In 1961, Bidhan Chandra Roy, the then Chief Minister of West Bengal, invited Chandy to help set up the first Indian Institute of Management at Calcutta. He served as the director of the institute, named Indian Institute of Management Calcutta, for five years.

K.T. Chandy is considered one of the global pioneers of social marketing, the practice of applying commercial marketing approaches for behaviour change and social benefit. In 1963, the Central Family Planning Board of the Government of India set up an Evaluation Committee to examine the current national family planning program and make suggestions for improvements to be incorporated into India's Fourth Five Year Plan. A subcommittee on contraceptive materials was organized.
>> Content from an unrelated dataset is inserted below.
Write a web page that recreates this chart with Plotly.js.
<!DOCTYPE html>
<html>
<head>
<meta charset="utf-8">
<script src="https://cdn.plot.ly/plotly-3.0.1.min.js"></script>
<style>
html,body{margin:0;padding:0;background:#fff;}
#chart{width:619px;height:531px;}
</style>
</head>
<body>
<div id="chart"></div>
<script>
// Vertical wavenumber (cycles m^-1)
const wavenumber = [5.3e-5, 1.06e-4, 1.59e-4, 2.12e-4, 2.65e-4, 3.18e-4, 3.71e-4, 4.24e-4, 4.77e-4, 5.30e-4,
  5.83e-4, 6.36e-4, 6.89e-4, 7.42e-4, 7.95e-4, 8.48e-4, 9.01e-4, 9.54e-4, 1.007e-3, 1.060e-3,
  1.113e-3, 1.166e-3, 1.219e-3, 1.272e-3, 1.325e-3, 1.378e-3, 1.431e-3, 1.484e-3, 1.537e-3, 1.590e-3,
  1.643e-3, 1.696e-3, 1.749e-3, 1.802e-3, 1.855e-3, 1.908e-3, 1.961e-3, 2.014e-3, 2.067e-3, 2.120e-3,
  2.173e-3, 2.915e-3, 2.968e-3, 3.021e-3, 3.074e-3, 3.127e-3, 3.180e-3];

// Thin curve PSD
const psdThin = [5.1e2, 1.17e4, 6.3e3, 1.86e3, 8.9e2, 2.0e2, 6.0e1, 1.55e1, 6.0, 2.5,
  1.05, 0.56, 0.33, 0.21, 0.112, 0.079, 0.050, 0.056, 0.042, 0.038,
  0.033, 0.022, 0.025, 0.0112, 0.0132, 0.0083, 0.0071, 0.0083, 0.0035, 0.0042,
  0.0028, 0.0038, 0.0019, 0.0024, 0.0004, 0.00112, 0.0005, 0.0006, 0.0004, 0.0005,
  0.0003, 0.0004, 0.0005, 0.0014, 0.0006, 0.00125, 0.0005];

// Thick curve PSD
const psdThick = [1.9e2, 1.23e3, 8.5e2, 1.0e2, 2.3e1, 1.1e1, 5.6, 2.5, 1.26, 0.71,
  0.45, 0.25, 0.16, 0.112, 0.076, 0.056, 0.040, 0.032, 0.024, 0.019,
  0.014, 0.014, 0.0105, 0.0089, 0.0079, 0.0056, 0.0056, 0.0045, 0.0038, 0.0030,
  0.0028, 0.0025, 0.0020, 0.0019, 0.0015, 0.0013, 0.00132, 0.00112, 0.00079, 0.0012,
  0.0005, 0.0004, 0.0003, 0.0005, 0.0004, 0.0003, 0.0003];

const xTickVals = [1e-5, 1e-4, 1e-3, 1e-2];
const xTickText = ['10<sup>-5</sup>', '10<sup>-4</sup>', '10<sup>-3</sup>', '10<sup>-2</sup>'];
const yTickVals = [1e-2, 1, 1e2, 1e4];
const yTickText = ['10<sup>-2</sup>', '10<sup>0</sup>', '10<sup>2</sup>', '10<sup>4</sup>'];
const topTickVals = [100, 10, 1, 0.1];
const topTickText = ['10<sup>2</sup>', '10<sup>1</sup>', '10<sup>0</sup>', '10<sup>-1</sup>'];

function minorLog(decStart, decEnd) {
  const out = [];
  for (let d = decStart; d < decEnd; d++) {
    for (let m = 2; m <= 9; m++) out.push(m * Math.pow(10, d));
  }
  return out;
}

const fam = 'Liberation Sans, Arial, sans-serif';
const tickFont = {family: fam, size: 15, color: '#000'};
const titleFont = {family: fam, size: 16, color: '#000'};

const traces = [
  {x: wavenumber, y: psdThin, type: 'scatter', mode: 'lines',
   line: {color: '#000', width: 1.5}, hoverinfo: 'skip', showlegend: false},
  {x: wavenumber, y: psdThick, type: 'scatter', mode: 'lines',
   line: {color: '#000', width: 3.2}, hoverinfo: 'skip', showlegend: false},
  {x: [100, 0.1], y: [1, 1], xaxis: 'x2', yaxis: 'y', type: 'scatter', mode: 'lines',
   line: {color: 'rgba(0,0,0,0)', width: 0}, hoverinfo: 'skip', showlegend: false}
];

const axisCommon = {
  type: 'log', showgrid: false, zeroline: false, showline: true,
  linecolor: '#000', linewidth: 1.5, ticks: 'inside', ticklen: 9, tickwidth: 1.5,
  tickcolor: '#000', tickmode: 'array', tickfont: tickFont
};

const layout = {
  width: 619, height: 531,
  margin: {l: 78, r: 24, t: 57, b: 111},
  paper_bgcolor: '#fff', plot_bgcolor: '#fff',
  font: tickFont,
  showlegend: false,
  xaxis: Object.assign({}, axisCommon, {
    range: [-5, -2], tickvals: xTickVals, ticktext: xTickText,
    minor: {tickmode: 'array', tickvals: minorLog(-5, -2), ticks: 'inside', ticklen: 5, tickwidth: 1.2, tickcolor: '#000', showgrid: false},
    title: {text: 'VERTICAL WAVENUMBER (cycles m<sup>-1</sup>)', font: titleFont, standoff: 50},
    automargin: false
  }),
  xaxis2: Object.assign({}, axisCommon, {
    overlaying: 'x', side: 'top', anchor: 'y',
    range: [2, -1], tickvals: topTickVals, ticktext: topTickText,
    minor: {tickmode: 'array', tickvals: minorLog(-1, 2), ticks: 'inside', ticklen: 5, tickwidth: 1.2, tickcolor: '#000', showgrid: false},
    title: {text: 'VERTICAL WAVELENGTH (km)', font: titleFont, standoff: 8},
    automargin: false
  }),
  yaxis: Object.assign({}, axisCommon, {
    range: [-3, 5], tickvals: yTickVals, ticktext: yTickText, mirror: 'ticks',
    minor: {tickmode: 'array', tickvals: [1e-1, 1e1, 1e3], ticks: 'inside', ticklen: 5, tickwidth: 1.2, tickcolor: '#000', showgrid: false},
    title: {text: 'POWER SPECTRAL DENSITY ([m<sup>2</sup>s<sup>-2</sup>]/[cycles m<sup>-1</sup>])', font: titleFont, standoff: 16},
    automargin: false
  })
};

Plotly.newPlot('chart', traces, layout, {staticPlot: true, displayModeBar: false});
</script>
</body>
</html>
This subcommittee requested one of its members, Mr. K. T. Chandy, then Director of the Indian Institute of Management, Calcutta, to call upon members of private industry in India to consider ways of extending the distribution of contraceptive services, especially the condom, through commercial channels.

Chandy was appointed as the Chairman of Food Corporation of India in 1967. In 1968, he became the Chairman of Hindustan Steel Limited, which is now a part of Steel Authority of India Limited. In 1972, he returned to his home state of Kerala and took over as the Chairman of Kerala State Industries Development Corporation (KSIDC), a position in which he served till 1978.